For me a good taco has to start with a good tortilla. My personal tortilla epiphany happened in the mountains of Guatemala in 1991. I was in the middle of nowhere on a missions trip and the local indigenous women made us fresh tortillas over the open fire. They passed us some little balls of dough and tried to teach us how to pat them out with our hands and then openly mocked us as the stupid gringos that we were. That day the scales fell off my eyes and my life changed forever because I tasted manna for the first time and I have been ruined for anything else labeled a "tortilla" ever since.
Nothing else has ever came close but the following recipe is the best that we can hope for (unless you are harbouring a secret harem of indigenous Latin women in your basement to do your evil tortilla bidding.)

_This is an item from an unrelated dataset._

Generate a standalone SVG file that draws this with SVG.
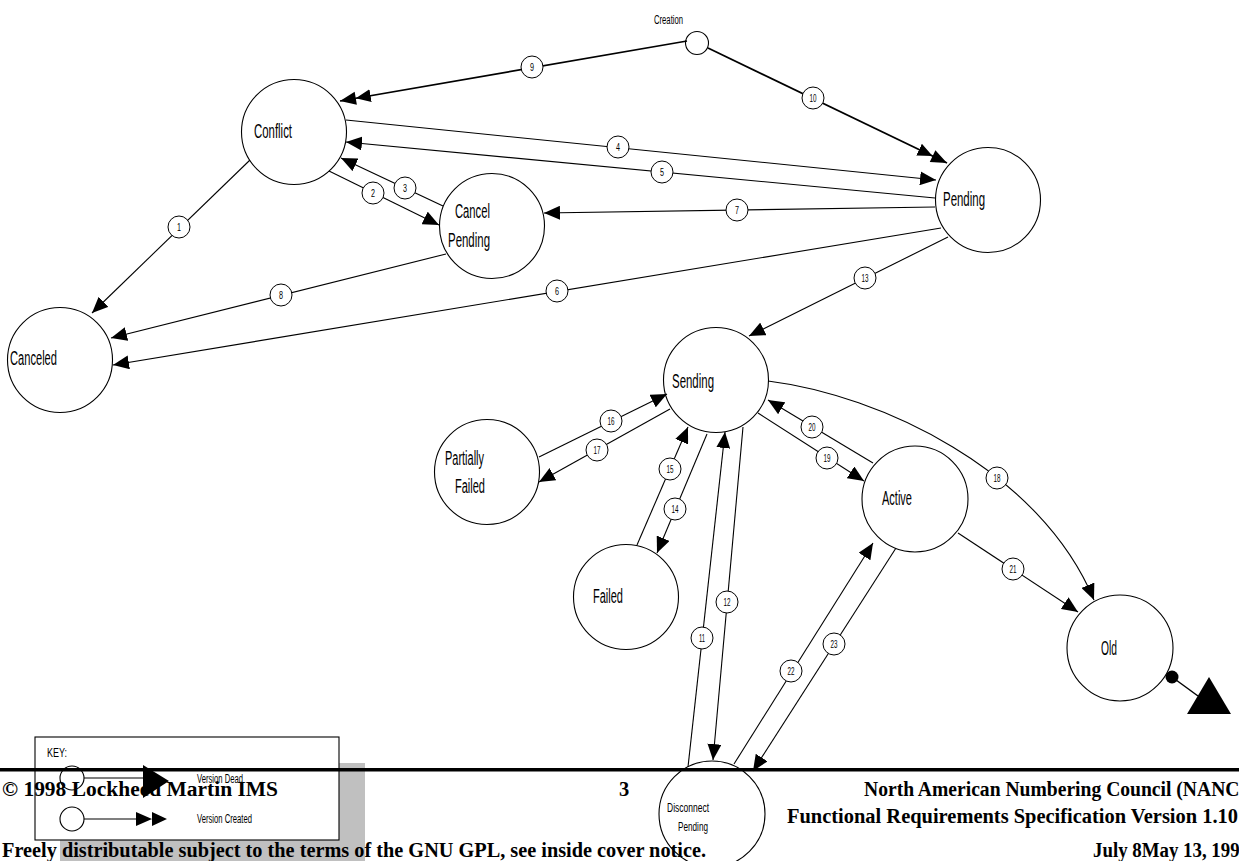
<svg xmlns="http://www.w3.org/2000/svg" width="1239" height="861" viewBox="0 0 1239 861">
<style>
.n{fill:#fff;stroke:#000;stroke-width:1.1}
.t{font-family:"Liberation Sans Narrow","Liberation Sans",Arial,sans-serif;font-size:20px;fill:#000}
.s{font-family:"Liberation Sans Narrow","Liberation Sans",Arial,sans-serif;font-size:12px;fill:#000}
.e{fill:none;stroke:#000;stroke-width:1.1;marker-end:url(#ah)}
.e2{fill:none;stroke:#000;stroke-width:1.7;marker-end:url(#ah2)}
.lc{fill:#fff;stroke:#000;stroke-width:1}
.ln{font-family:"Liberation Sans Narrow","Liberation Sans",Arial,sans-serif;font-size:10px;text-anchor:middle;fill:#000}
.f{font-family:"Liberation Serif","Times New Roman",serif;font-weight:bold;font-size:20.5px;fill:#000}
</style>
<defs>
<marker id="ah" markerUnits="userSpaceOnUse" markerWidth="17" markerHeight="14" refX="16" refY="7" orient="auto"><path d="M0,0 L16,7 L0,14 Z" fill="#000"/></marker>
<marker id="ah2" markerUnits="userSpaceOnUse" markerWidth="32" markerHeight="14" refX="31" refY="7" orient="auto"><path d="M0,0.5 L15,7 L0,13.5 Z M15,0.5 L31,7 L15,13.5 Z" fill="#000"/></marker>
</defs>
<rect x="0" y="0" width="1239" height="861" fill="#fff"/>

<g id="key">
<rect x="60" y="763" width="305" height="110" fill="#c0c0c0"/>
<rect x="35" y="737" width="304" height="103" fill="#fff" stroke="#000" stroke-width="1.1"/>
<text class="s" x="47" y="757" font-size="11" textLength="20" lengthAdjust="spacingAndGlyphs">KEY:</text>
<circle cx="72" cy="778" r="12" class="n"/>
<line x1="84" y1="778" x2="143" y2="778" stroke="#000" stroke-width="1.1"/>
<path d="M143,765 L169,781 L143,798 Z" fill="#000"/>
<text class="s" x="197" y="783" textLength="46" lengthAdjust="spacingAndGlyphs">Version Dead</text>
<circle cx="72" cy="819" r="12" class="n"/>
<line x1="84" y1="819" x2="137" y2="819" stroke="#000" stroke-width="1.1"/>
<path d="M136,812 L152,819 L136,826 Z M152,812 L167,819 L152,826 Z" fill="#000"/>
<text class="s" x="197" y="823" textLength="55" lengthAdjust="spacingAndGlyphs">Version Created</text>
</g>

<g id="node-creation"><circle cx="697" cy="43" r="11.5" class="n"/><text class="s" x="654" y="24" font-size="12.5" textLength="29" lengthAdjust="spacingAndGlyphs">Creation</text></g>
<g id="node-conflict"><circle cx="294" cy="132" r="52.5" class="n"/><text class="t" x="254" y="138" textLength="38" lengthAdjust="spacingAndGlyphs">Conflict</text></g>
<g id="node-pending"><circle cx="988" cy="200" r="52.5" class="n"/><text class="t" x="943" y="206" textLength="42" lengthAdjust="spacingAndGlyphs">Pending</text></g>
<g id="node-cancel-pending"><circle cx="492" cy="226" r="52.5" class="n"/><text class="t" x="455" y="218" textLength="35" lengthAdjust="spacingAndGlyphs">Cancel</text><text class="t" x="448" y="247" textLength="42" lengthAdjust="spacingAndGlyphs">Pending</text></g>
<g id="node-canceled"><circle cx="60" cy="360" r="52.5" class="n"/><text class="t" x="10" y="365" textLength="47" lengthAdjust="spacingAndGlyphs">Canceled</text></g>
<g id="node-sending"><circle cx="716" cy="380" r="52.5" class="n"/><text class="t" x="672" y="388" textLength="42" lengthAdjust="spacingAndGlyphs">Sending</text></g>
<g id="node-partially-failed"><circle cx="487" cy="472" r="52.5" class="n"/><text class="t" x="445" y="465" textLength="39" lengthAdjust="spacingAndGlyphs">Partially</text><text class="t" x="455" y="493" textLength="30" lengthAdjust="spacingAndGlyphs">Failed</text></g>
<g id="node-failed"><circle cx="626" cy="597" r="52.5" class="n"/><text class="t" x="593" y="603" textLength="30" lengthAdjust="spacingAndGlyphs">Failed</text></g>
<g id="node-active"><circle cx="915" cy="499" r="53" class="n"/><text class="t" x="882" y="505" textLength="30" lengthAdjust="spacingAndGlyphs">Active</text></g>
<g id="node-old"><circle cx="1120" cy="648" r="53" class="n"/><text class="t" x="1101" y="655" textLength="16" lengthAdjust="spacingAndGlyphs">Old</text>
<line x1="1172" y1="677" x2="1198" y2="696" stroke="#000" stroke-width="1.5"/>
<circle cx="1172" cy="677" r="6.5" fill="#000"/>
<path d="M1209,677 L1231,714 L1187,714 Z" fill="#000"/></g>
<g id="node-disconnect-pending"><circle cx="712" cy="814" r="53" class="n"/><text class="s" x="667" y="812" font-size="14" textLength="42" lengthAdjust="spacingAndGlyphs">Disconnect</text><text class="s" x="678" y="831" font-size="14" textLength="30" lengthAdjust="spacingAndGlyphs">Pending</text></g>

<g id="connectors">
<path class="e" d="M250,160 L92,313"/>
<path class="e" d="M329,171 L439,225"/>
<path class="e" d="M443,206 L341,158"/>
<path class="e" d="M346,120 L936,180"/>
<path class="e" d="M935,198 L346,142"/>
<path class="e" d="M941,228 L113,365"/>
<path class="e" d="M935,207 L544,213"/>
<path class="e" d="M446,254 L111,338"/>
<path class="e2" d="M687,41 L340,101"/>
<path class="e2" d="M708,48 L947,163"/>
<path class="e" d="M688,767 L725,432"/>
<path class="e" d="M743,427 L713,760"/>
<path class="e" d="M948,237 L749,336"/>
<path class="e" d="M707,434 L657,553"/>
<path class="e" d="M637,545 L688,427"/>
<path class="e" d="M539,457 L667,394"/>
<path class="e" d="M670,409 L539,482"/>
<path class="e" d="M768,381 C880,395 1040,470 1094,600"/>
<path class="e" d="M758,413 L864,481"/>
<path class="e" d="M873,463 L768,400"/>
<path class="e" d="M958,533 L1078,612"/>
<path class="e" d="M734,764 L873,543"/>
<path class="e" d="M896,548 L753,771"/>
<g id="labels">
<circle cx="179" cy="227" r="11" class="lc"/><text class="ln" x="179" y="231" textLength="4" lengthAdjust="spacingAndGlyphs">1</text>
<circle cx="373" cy="193" r="11" class="lc"/><text class="ln" x="373" y="197" textLength="4" lengthAdjust="spacingAndGlyphs">2</text>
<circle cx="405" cy="188" r="11" class="lc"/><text class="ln" x="405" y="192" textLength="4" lengthAdjust="spacingAndGlyphs">3</text>
<circle cx="618" cy="147" r="11" class="lc"/><text class="ln" x="618" y="151" textLength="4" lengthAdjust="spacingAndGlyphs">4</text>
<circle cx="662" cy="172" r="11" class="lc"/><text class="ln" x="662" y="176" textLength="4" lengthAdjust="spacingAndGlyphs">5</text>
<circle cx="557" cy="291" r="11" class="lc"/><text class="ln" x="557" y="295" textLength="4" lengthAdjust="spacingAndGlyphs">6</text>
<circle cx="737" cy="210" r="11" class="lc"/><text class="ln" x="737" y="214" textLength="4" lengthAdjust="spacingAndGlyphs">7</text>
<circle cx="281" cy="295" r="11" class="lc"/><text class="ln" x="281" y="299" textLength="4" lengthAdjust="spacingAndGlyphs">8</text>
<circle cx="532" cy="67" r="11" class="lc"/><text class="ln" x="532" y="71" textLength="4" lengthAdjust="spacingAndGlyphs">9</text>
<circle cx="813" cy="98" r="11" class="lc"/><text class="ln" x="813" y="102" textLength="7" lengthAdjust="spacingAndGlyphs">10</text>
<circle cx="702" cy="638" r="11" class="lc"/><text class="ln" x="702" y="642" textLength="6" lengthAdjust="spacingAndGlyphs">11</text>
<circle cx="727" cy="602" r="11" class="lc"/><text class="ln" x="727" y="606" textLength="7" lengthAdjust="spacingAndGlyphs">12</text>
<circle cx="865" cy="278" r="11" class="lc"/><text class="ln" x="865" y="282" textLength="7" lengthAdjust="spacingAndGlyphs">13</text>
<circle cx="675" cy="509" r="11" class="lc"/><text class="ln" x="675" y="513" textLength="7" lengthAdjust="spacingAndGlyphs">14</text>
<circle cx="670" cy="469" r="11" class="lc"/><text class="ln" x="670" y="473" textLength="7" lengthAdjust="spacingAndGlyphs">15</text>
<circle cx="611" cy="421" r="11" class="lc"/><text class="ln" x="611" y="425" textLength="7" lengthAdjust="spacingAndGlyphs">16</text>
<circle cx="597" cy="450" r="11" class="lc"/><text class="ln" x="597" y="454" textLength="7" lengthAdjust="spacingAndGlyphs">17</text>
<circle cx="997" cy="478" r="11" class="lc"/><text class="ln" x="997" y="482" textLength="7" lengthAdjust="spacingAndGlyphs">18</text>
<circle cx="827" cy="458" r="11" class="lc"/><text class="ln" x="827" y="462" textLength="7" lengthAdjust="spacingAndGlyphs">19</text>
<circle cx="812" cy="427" r="11" class="lc"/><text class="ln" x="812" y="431" textLength="7" lengthAdjust="spacingAndGlyphs">20</text>
<circle cx="1013" cy="569" r="11" class="lc"/><text class="ln" x="1013" y="573" textLength="7" lengthAdjust="spacingAndGlyphs">21</text>
<circle cx="791" cy="671" r="11" class="lc"/><text class="ln" x="791" y="675" textLength="7" lengthAdjust="spacingAndGlyphs">22</text>
<circle cx="834" cy="644" r="11" class="lc"/><text class="ln" x="834" y="648" textLength="7" lengthAdjust="spacingAndGlyphs">23</text>
</g>
</g>

<g id="footer">
<rect x="0" y="768" width="1239" height="3.5" fill="#000"/>
<text class="f" x="2" y="796" textLength="276" lengthAdjust="spacingAndGlyphs">© 1998 Lockheed Martin IMS</text>
<text class="f" x="619" y="796">3</text>
<text class="f" x="864" y="796" textLength="382" lengthAdjust="spacingAndGlyphs">North American Numbering Council (NANC)</text>
<text class="f" x="787" y="823" textLength="451" lengthAdjust="spacingAndGlyphs">Functional Requirements Specification Version 1.10</text>
<text class="f" x="2" y="857" textLength="704" lengthAdjust="spacingAndGlyphs">Freely distributable subject to the terms of the GNU GPL, see inside cover notice.</text>
<text class="f" x="1093" y="857" textLength="156" lengthAdjust="spacingAndGlyphs">July 8May 13, 1998</text>
</g>
</svg>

Ingredients1 cup white flour
3/4 cup masa mix (mexican corn flour, available at Latin markets)
1/4 cup brown flour
1 teaspoons white sugar
1 1/2 teaspoons baking powder
1 teaspoon salt
1/3 cup butter or shortening
3/4 cup hot water
Directions
Mix together dry ingredients. Add shortening and use fork or pastry knife or even the tips of your fingers to work the fat into the dry ingredients until small pea-sized balls form. Gradually add hot water and mix until a stiff ball forms. Gently knead for 3-5 minutes, shape into ball, place in bowl, cover and let rest for 1 hour.
Then pinch off golf ball-sized pieces and roll into balls. Dust with flour, cover and let rest for another hour. When you are ready to cook, roll out into tortilla shape on floured counter with a floured rolling pin. Cook individually on a preheated super-hot cast iron frying pan until bubbles start to show on surface then flip over. (10 - 30 seconds/side) Eat while hot. Have a shot of tequila. Repeat. Listen to Pixies "Surfer Rosa" and continue alternating between fresh tortillas and tequila.